Research on transcritical heat transfer characteristic of thrust chamber in high-thrust liquid oxygen/methane rocket engines

Thermal protection of the thrust chamber is essential for the stable operation of high-thrust liquid oxygen/methane rocket engines. Currently, regenerative cooling and film cooling are common and well-developed thermal protection methods. For the high-thrust liquid oxygen/methane rocket engine, the transcritical methane heat transfer characteristics of the thrust chamber have not been fully investigated. In this paper, a comprehensive model of heat transfer has been developed for the thrust chamber combining regenerative cooling and film cooling.

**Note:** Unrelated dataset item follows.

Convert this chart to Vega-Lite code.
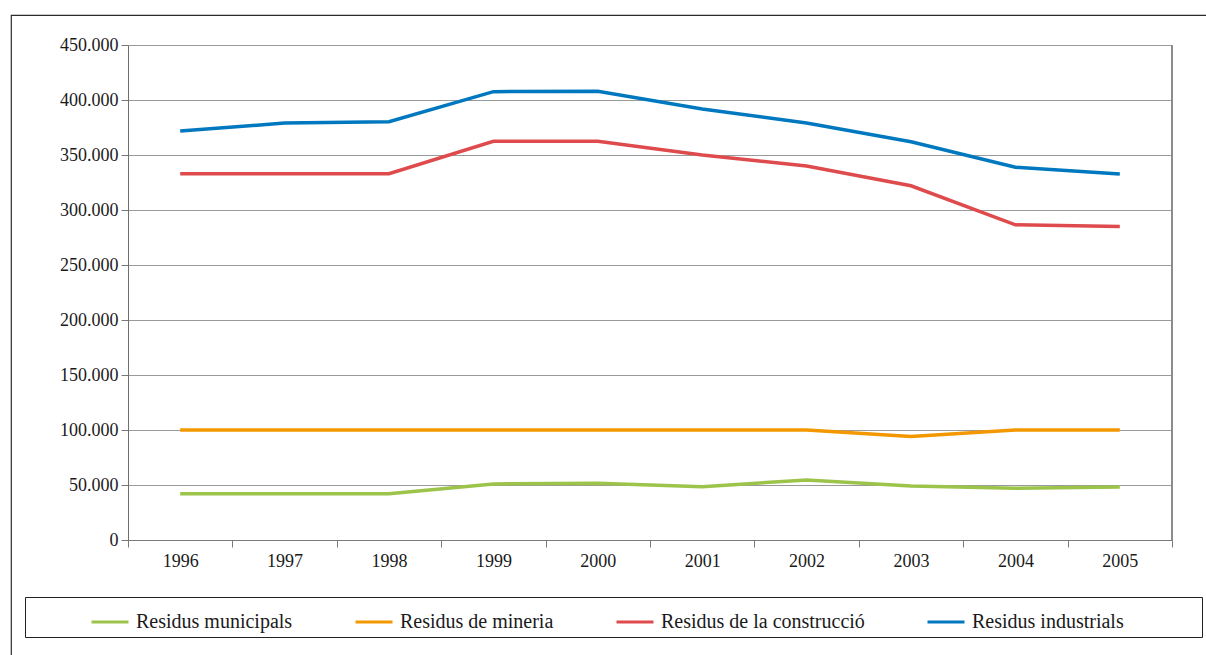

The chamber wall temperature and heat flux are solved by using a set of semi-empirical heat transfer criteria formulas. In addition, the factors influencing the thrust chamber cooling are investigated. It is found that an increase in coolant mass flow rate results in a decrease in gas-side wall temperature and heat flux. When the film coolant mass flow rate increases from zero to 10% of the regenerative coolant mass flow rate, the maximum gas-side wall temperature reduces from 1119K to 807K, and the maximum heat flux reduces from 173MW/m² to 119MW/m². Also, the results indicate that the injection of film coolant near the head is an effective way for thermal protection of high-thrust liquid oxygen/methane engines. When the film coolant inlet position is at the head of the chamber, the near-wall gas temperature at the film coolant inlet is only 296K, increasing to 580K when the inlet is 0.1m downstream from the head. These results contribute to the design of the thrust chamber cooling system.